Digital analyst. Digital project manager. Digital media specialist. Basta una rapida occhiata alle posizioni lavorative aperte in Fendi, icona del lusso globale, per capire come la “fame” di competenze tecniche, in questo caso digitali, non sia più relegata alle nicchie delle app, all’e-commerce o ai gruppi che per definizione maneggiano grandi quantità di dati, come i colossi dell’Ict, ma sia ormai fenomeno pervasivo.
Che si tratti di alimentare o di lusso, di meccanica o impiantistica, di elettrodomestici o farmaceutica, in nessun caso è oggi possibile fare a meno di nuove figure professionali in grado di gestire le nuove tecnologie 4.0, ormai protagoniste a 360 gradi: sia nei processi produttivi che nei prodotti diretti al mercato, arricchiti di “intelligenza” e connettività.
Evoluzione rapida che ha allargato il già preoccupante gap esistente tra domanda e offerta di competenze tecniche, riproposto in ogni statistica del mercato del lavoro e ben sintetizzato dallo squilibrio visibile al Politecnico di Milano: dove a fronte di 258 laureati magistrali in ingegneria informatica, le offerte delle aziende annue sono arrivate a sfiorare quota 4700. Ogni ragazzo può quindi scegliere tra 18 proposte.
Esito quasi scontato della fortissima accelerazione degli investimenti hi-tech realizzati dalle aziende nel biennio 2017-2018, sprint visibile nell’adozione di nuove tecnologie.

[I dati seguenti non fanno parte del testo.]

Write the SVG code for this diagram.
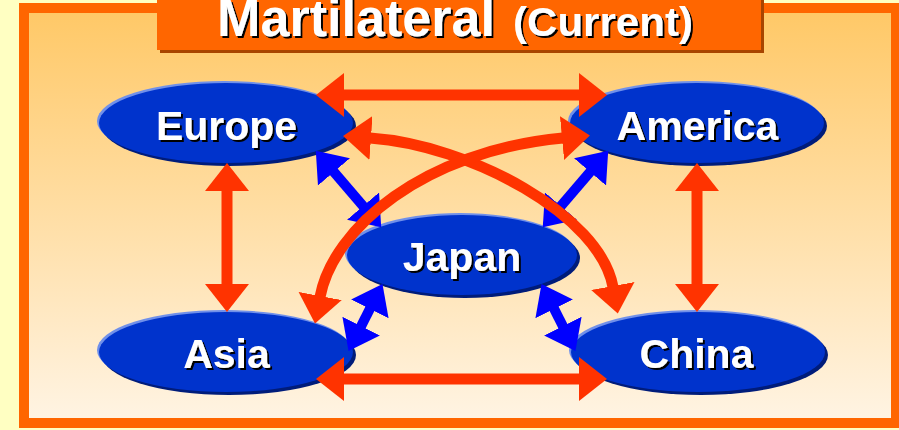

In particolare la connettività, che nell’Osservatorio Mecspe realizzato su un campione di oltre 300 aziende meccaniche, è presente in oltre sei casi su dieci, a poca distanza dalle tecnologie di sicurezza informatica, già da anni necessarie per poter operare.
Il trend è comunque avviato e anche le aree meno battute, come big data, internet delle cose e produzione additiva, vedranno nel 2019 una crescita di almeno il 50% del numero di soggetti coinvolti. Guardando ai profili digitali, le aziende identificano chiaramente nell’automazione un elemento cruciale. Ingegneri robotici, programmatori di intelligenze artificiali, e specialisti nella gestione dei big data sono in testa alla classifica dei profili più richiesti al 2030, con percentuali tra il 20 e il 25%.
L’autovalutazione delle capacità digitali aziendali, come naturale, tende probabilmente a sovrastimare il dato ma anche tenendo conto di questo è interessante notare come siano davvero poche (poco più del 10%), le aziende che tendono ad attribuirsi i punteggi più elevati, per una media complessiva che arriva poco oltre la sufficienza (5,6 in una scala da 1 a 9).
Interessante è notare come la classica offerta di lavoro tramite inserzione sia ormai una categoria quasi residuale nel reperimento di questi profili, utilizzata appena nel 13% dei casi.
Agenzie di ricerca del personale e rapporti diretti con università e istituti tecnici sono invece le strade più battute, un modo quest’ultimo utilizzato anche per “prenotare” i giovani già prima che si affaccino sul mercato. Dall’Osservatorio Mecspe, che prende in esame un campione rappresentativo, dunque particolarmente ricco di Pmi, emergono altri due dati interessanti. Ad investire in formazione più di 40 ore annue per dipendente è solo il 15,6% del campione, più di un terzo è al di sotto di dieci ore. Situazione migliorabile dunque. Così come migliorabile è la governance dei processi innovativi, affidata nel 60% dei casi alla figura apicale dell’imprenditore. Solo nell’1,6% dei casi esiste un chief digital officer, figura che invece nelle grandi aziende è sempre più frequente ed è spesso un riporto diretto dell’amministratore delegato.
Le crescita degli investimenti in nuove tecnologie è comunque reale, visibile anche dal lato dei fornitori di nuove soluzioni. «Ora siamo 12 - spiega Enrico Viganò, fondatore di Findynamic (azienda del settore fintech) - e cerchiamo almeno tre sviluppatori. Da un paio di mesi ormai, perché in effetti a trovarli si fatica parecchio». «Vorrei ampliare il team tecnico di almeno 4 unità - aggiunge il cofondatore di Satispay (servizi di mobile payment) Dario Brignone - e da qui a fine anno speri di trovarli. I candidati in realtà sono parecchi, ma ad avere le competenze richieste è una percentuale minima». «L’offerta numerica di Università e scuole tecniche non è sufficiente - aggiunge il responsabile delle risorse umane di Engineering (sviluppo software e piattaforme digitali) Claudio Biestro - e anche noi facciamo fatica. Ad ogni modo stiamo tenendo un passo di 100-150 assunzioni al mese, forse anche prima di giugno raggiungeremo il target di 500 nuovi ingressi. Necessari, visto che la domanda dei nostri servizi cresce: nell’industria, ad esempio il progresso è dell’8%».